Dans le quartier supérieur, la simplicité des pavillons trahit bien l'aménagement extraordinaire du terrain : Go-Minô In fit construire sur un torrent un barrage de pierres haut de 13 mètres et large de 200 mètres, afin d'avoir un lac artificiel pour y faire de la barque. La digue toute droite est couverte de la verdure bien taillée comme une grande haie. Vu de la hauteur du Rin Un Tei, soit pavillon à côté du nuage, elle donne une impression surréaliste comme si elle découpait la moitié du lac céleste, pour nous faire entrevoir le monde en bas... N'est-ce pas pour jouir pleinement de cette fantaisie que le monarque voulait sciemment passer dans la réalité rurale?

L'empereur émérite aimait bien sa villa construite à sa guise. Il la visitera 31 fois dans le reste de sa vie. Sa fille benjamine Shina-no-miya s'est étonnée de la santé de son père octogénaire qui a pu monter à pied jusqu'au jardin supérieur.

Après sa mort à l'âge de 85 ans, la villa n'était plus visitée souvent par sa famille. Faute de maintien, elle était déjà en état lamentable 70 ans après sa création. La plupart des bâtiments avait disparu. C'était le shogunat qui voulait la restaurer, à partir du début du 19e siècle : les pavillons ont été reconstruits, et on a ajouté au lac un nouveau pont à la chinoise, Chitose-bashi.


Chitose-bashi.

Certains trouvent le pont déplacé dans le paysage et surtout parmi les pavillons du style purement japonais. Ils ne comprennent cependant pas, au moins, l'esprit de plaisanterie : le nom Chitose-bashi est en japonais propre pour le pont apparemment du style chinois (notons quand même que l'architecte y brise sciemment la symétrie tant appréciée dans l'architecture chinoise). Or, Go-Minô In a baptisé les lieux d'une manière purement chinoise. Le lac, par exemple, est nommé Yoku Ryû Chi, soit l'étang où se beigne le dragon; la petite île au milieu Ban Shô U, bastion à dix mille pins. Rappelons-nous que la verdure du pin reste la même pendant mille ans pour l'esprit traditionnel japonais. D'où vient la dénomination du Chitose-bashi, pont de mille ans. On a donc assorti, exprès, un nom purement japonais aux toponymes en chinois, et un pont de la chinoiserie au paysage typiquement japonais. Voilà l'esprit des Japonais jusqu'à la Restauration (1868), qui n'aimaient pas l'harmonie trop parfaite ou l'uniformité trop régulière.

Informations pratiques

Les visites guidées gratuites sont organisées en semaine et le troisième samedi du mois (tous les samedis en haute saison), mais une autorisation de la part de l'Agene impériale est absolument indispensable.

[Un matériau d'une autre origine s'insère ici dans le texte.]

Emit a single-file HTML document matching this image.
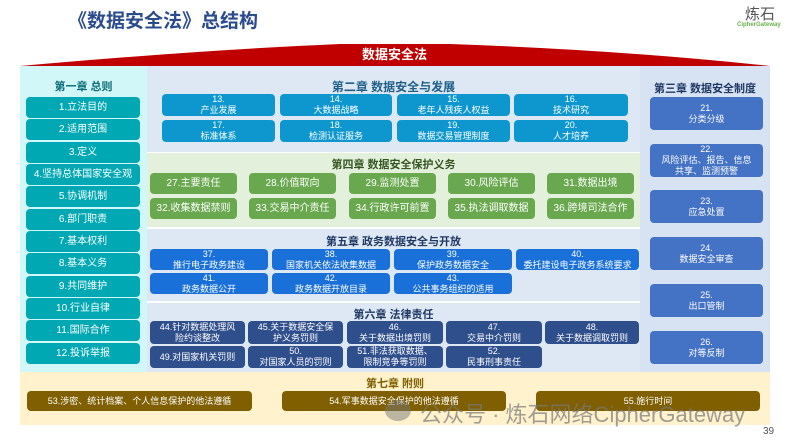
<!DOCTYPE html>
<html><head><meta charset="utf-8"><style>
*{margin:0;padding:0;box-sizing:border-box}
body{width:790px;height:444px;background:#fff;position:relative;overflow:hidden;font-family:"Liberation Sans","Noto Sans CJK SC",sans-serif}
.a{position:absolute}
.b{position:absolute;color:#fff;border-radius:4px;display:flex;align-items:center;justify-content:center;text-align:center;font-size:9px;line-height:11px}
.h{position:absolute;font-weight:bold;text-align:center;font-size:11px}
</style></head><body>
<div class="a" style="left:68px;top:6px;font-size:19px;font-weight:bold;color:#2b4c8c">《数据安全法》总结构</div>
<div class="a" style="left:745px;top:3px;font-size:15px;color:#555">炼石</div>
<div class="a" style="left:737px;top:22px;font-size:6px;color:#6ab04c;font-weight:bold;white-space:nowrap">CipherGateway</div>
<svg class="a" style="left:0;top:0" width="790" height="70"><path d="M20,66 Q200,50 340,44 L450,44 Q620,50 770,66 Z" fill="#c00000"/></svg>
<div class="a" style="left:20px;top:66px;width:127px;height:306px;background:#d2f7f9"></div>
<div class="a" style="left:147px;top:66px;width:493px;height:86px;background:#dee8f4"></div>
<div class="a" style="left:147px;top:153px;width:493px;height:74px;background:#e3f0db"></div>
<div class="a" style="left:147px;top:229px;width:493px;height:72px;background:#dee8f4"></div>
<div class="a" style="left:147px;top:303px;width:493px;height:69px;background:#dee8f4"></div>
<div class="a" style="left:640px;top:66px;width:130px;height:306px;background:#d7e2f3"></div>
<div class="a" style="left:20px;top:372px;width:750px;height:53px;background:#fff2cc"></div>
<div class="a" style="left:362px;top:47px;color:#fff;font-weight:bold;font-size:13px;line-height:16px;z-index:5">数据安全法</div>
<div class="h" style="left:20px;top:78px;width:127px;color:#0b6f78">第一章 总则</div>
<div class="h" style="left:147px;top:78px;width:493px;color:#1f5f8a;font-size:12px">第二章 数据安全与发展</div>
<div class="h" style="left:147px;top:156px;width:493px;color:#375623">第四章 数据安全保护义务</div>
<div class="h" style="left:147px;top:233px;width:493px;color:#1f3864">第五章 政务数据安全与开放</div>
<div class="h" style="left:147px;top:306px;width:493px;color:#1f3864">第六章 法律责任</div>
<div class="h" style="left:640px;top:80px;width:130px;color:#1f3864">第三章 数据安全制度</div>
<div class="h" style="left:20px;top:375px;width:750px;color:#7f5f00">第七章 附则</div>
<!-- ch1 -->
<div class="b" style="left:26px;top:97px;width:114px;height:21px;background:#00a8b3;font-size:10px">1.立法目的</div>
<div class="b" style="left:26px;top:119px;width:114px;height:21px;background:#00a8b3;font-size:10px">2.适用范围</div>
<div class="b" style="left:26px;top:142px;width:114px;height:21px;background:#00a8b3;font-size:10px">3.定义</div>
<div class="b" style="left:26px;top:164px;width:114px;height:21px;background:#00a8b3;font-size:10px">4.坚持总体国家安全观</div>
<div class="b" style="left:26px;top:186px;width:114px;height:21px;background:#00a8b3;font-size:10px">5.协调机制</div>
<div class="b" style="left:26px;top:209px;width:114px;height:21px;background:#00a8b3;font-size:10px">6.部门职责</div>
<div class="b" style="left:26px;top:231px;width:114px;height:21px;background:#00a8b3;font-size:10px">7.基本权利</div>
<div class="b" style="left:26px;top:253px;width:114px;height:21px;background:#00a8b3;font-size:10px">8.基本义务</div>
<div class="b" style="left:26px;top:276px;width:114px;height:21px;background:#00a8b3;font-size:10px">9.共同维护</div>
<div class="b" style="left:26px;top:298px;width:114px;height:21px;background:#00a8b3;font-size:10px">10.行业自律</div>
<div class="b" style="left:26px;top:320px;width:114px;height:21px;background:#00a8b3;font-size:10px">11.国际合作</div>
<div class="b" style="left:26px;top:343px;width:114px;height:21px;background:#00a8b3;font-size:10px">12.投诉举报</div>
<!-- ch2 -->
<div class="b" style="left:162px;top:94px;width:113px;height:22px;background:#0e97cf">13.<br>产业发展</div>
<div class="b" style="left:280px;top:94px;width:112px;height:22px;background:#0e97cf">14.<br>大数据战略</div>
<div class="b" style="left:397px;top:94px;width:113px;height:22px;background:#0e97cf">15.<br>老年人残疾人权益</div>
<div class="b" style="left:514px;top:94px;width:114px;height:22px;background:#0e97cf">16.<br>技术研究</div>
<div class="b" style="left:162px;top:120px;width:113px;height:22px;background:#0e97cf">17.<br>标准体系</div>
<div class="b" style="left:280px;top:120px;width:112px;height:22px;background:#0e97cf">18.<br>检测认证服务</div>
<div class="b" style="left:397px;top:120px;width:113px;height:22px;background:#0e97cf">19.<br>数据交易管理制度</div>
<div class="b" style="left:514px;top:120px;width:114px;height:22px;background:#0e97cf">20.<br>人才培养</div>
<!-- ch4 -->
<div class="b" style="left:150px;top:173px;width:87px;height:21px;background:#6aa84f;font-size:10px">27.主要责任</div>
<div class="b" style="left:249px;top:173px;width:87px;height:21px;background:#6aa84f;font-size:10px">28.价值取向</div>
<div class="b" style="left:349px;top:173px;width:87px;height:21px;background:#6aa84f;font-size:10px">29.监测处置</div>
<div class="b" style="left:448px;top:173px;width:87px;height:21px;background:#6aa84f;font-size:10px">30.风险评估</div>
<div class="b" style="left:547px;top:173px;width:87px;height:21px;background:#6aa84f;font-size:10px">31.数据出境</div>
<div class="b" style="left:150px;top:198px;width:87px;height:21px;background:#6aa84f;font-size:10px">32.收集数据禁则</div>
<div class="b" style="left:249px;top:198px;width:87px;height:21px;background:#6aa84f;font-size:10px">33.交易中介责任</div>
<div class="b" style="left:349px;top:198px;width:87px;height:21px;background:#6aa84f;font-size:10px">34.行政许可前置</div>
<div class="b" style="left:448px;top:198px;width:87px;height:21px;background:#6aa84f;font-size:10px">35.执法调取数据</div>
<div class="b" style="left:547px;top:198px;width:87px;height:21px;background:#6aa84f;font-size:10px">36.跨境司法合作</div>
<!-- ch5 -->
<div class="b" style="left:150px;top:249px;width:118px;height:21px;background:#1a70d9">37.<br>推行电子政务建设</div>
<div class="b" style="left:272px;top:249px;width:118px;height:21px;background:#1a70d9">38.<br>国家机关依法收集数据</div>
<div class="b" style="left:394px;top:249px;width:118px;height:21px;background:#1a70d9">39.<br>保护政务数据安全</div>
<div class="b" style="left:516px;top:249px;width:123px;height:21px;background:#1a70d9">40.<br>委托建设电子政务系统要求</div>
<div class="b" style="left:150px;top:273px;width:118px;height:21px;background:#1a70d9">41.<br>政务数据公开</div>
<div class="b" style="left:272px;top:273px;width:118px;height:21px;background:#1a70d9">42.<br>政务数据开放目录</div>
<div class="b" style="left:394px;top:273px;width:118px;height:21px;background:#1a70d9">43.<br>公共事务组织的适用</div>
<!-- ch6 -->
<div class="b" style="left:150px;top:321px;width:95px;height:23px;background:#2f4e8c">44.针对数据处理风<br>险约谈整改</div>
<div class="b" style="left:248px;top:321px;width:95px;height:23px;background:#2f4e8c">45.关于数据安全保<br>护义务罚则</div>
<div class="b" style="left:347px;top:321px;width:96px;height:23px;background:#2f4e8c">46.<br>关于数据出境罚则</div>
<div class="b" style="left:446px;top:321px;width:96px;height:23px;background:#2f4e8c">47.<br>交易中介罚则</div>
<div class="b" style="left:545px;top:321px;width:94px;height:23px;background:#2f4e8c">48.<br>关于数据调取罚则</div>
<div class="b" style="left:150px;top:346px;width:95px;height:22px;background:#2f4e8c">49.对国家机关罚则</div>
<div class="b" style="left:248px;top:346px;width:95px;height:22px;background:#2f4e8c">50.<br>对国家人员的罚则</div>
<div class="b" style="left:347px;top:346px;width:96px;height:22px;background:#2f4e8c">51.非法获取数据、<br>限制竞争等罚则</div>
<div class="b" style="left:446px;top:346px;width:96px;height:22px;background:#2f4e8c">52.<br>民事刑事责任</div>
<!-- ch3 -->
<div class="b" style="left:650px;top:97px;width:113px;height:33px;background:#4472c4">21.<br>分类分级</div>
<div class="b" style="left:650px;top:144px;width:113px;height:33px;background:#4472c4">22.<br>风险评估、报告、信息<br>共享、监测预警</div>
<div class="b" style="left:650px;top:190px;width:113px;height:33px;background:#4472c4">23.<br>应急处置</div>
<div class="b" style="left:650px;top:237px;width:113px;height:33px;background:#4472c4">24.<br>数据安全审查</div>
<div class="b" style="left:650px;top:284px;width:113px;height:33px;background:#4472c4">25.<br>出口管制</div>
<div class="b" style="left:650px;top:331px;width:113px;height:33px;background:#4472c4">26.<br>对等反制</div>
<!-- ch7 -->
<div class="b" style="left:27px;top:391px;width:225px;height:20px;background:#7f5f00">53.涉密、统计档案、个人信息保护的他法遵循</div>
<div class="b" style="left:282px;top:391px;width:224px;height:20px;background:#7f5f00">54.军事数据安全保护的他法遵循</div>
<div class="b" style="left:536px;top:391px;width:224px;height:20px;background:#7f5f00">55.施行时间</div>
<div class="a" style="left:385px;top:400px;width:26px;height:21px;border-radius:50%;background:rgba(120,120,120,0.5)"></div>
<div class="a" style="left:420px;top:397px;font-size:22px;color:rgba(120,120,120,0.7);white-space:nowrap">公众号 · 炼石网络CipherGateway</div>
<div class="a" style="left:763px;top:426px;font-size:10px;color:#555">39</div>
</body></html>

A partir du 10 août 2016, la demande sur place le jour même de la visite est devenue possible. Les places sont limitées, en fonction surtout du nombre des visiteurs déjà inscrits; elles sont affichées chaque matin sur le site de l'Agence impériale. Sachez que l'inscription sur place commence chaque jour à 11 heures pour toutes les séances disponibles, et vous pouvez tout simplement rater votre occasion si vous arrivez trop tard, ou vous deverez attendre pendant des heures.

Pour l'inscription au préalable, bien qu'il y ait un formulaire de demande en anglais sur le site d'internet de l'Agence, il nous est peu pratique parce que les places disponibles sont extrêmement limitées sur la toile. La meilleure façon d'obtenir l'autorisation est donc de vous adresser directement à l'office de l'Agence impériale à Kyôto (dans le jardin qui entoure le Palais impérial). Si vous avez de la chance, vous pourrez visiter la Villa dès le lendemain de la demande.

Le passeport ou le titre de séjour vous sera d'ailleurs exigé et pour la demande et pour la visite. Sachez que les jeunes de moins de 18 ans ne sont pas admis.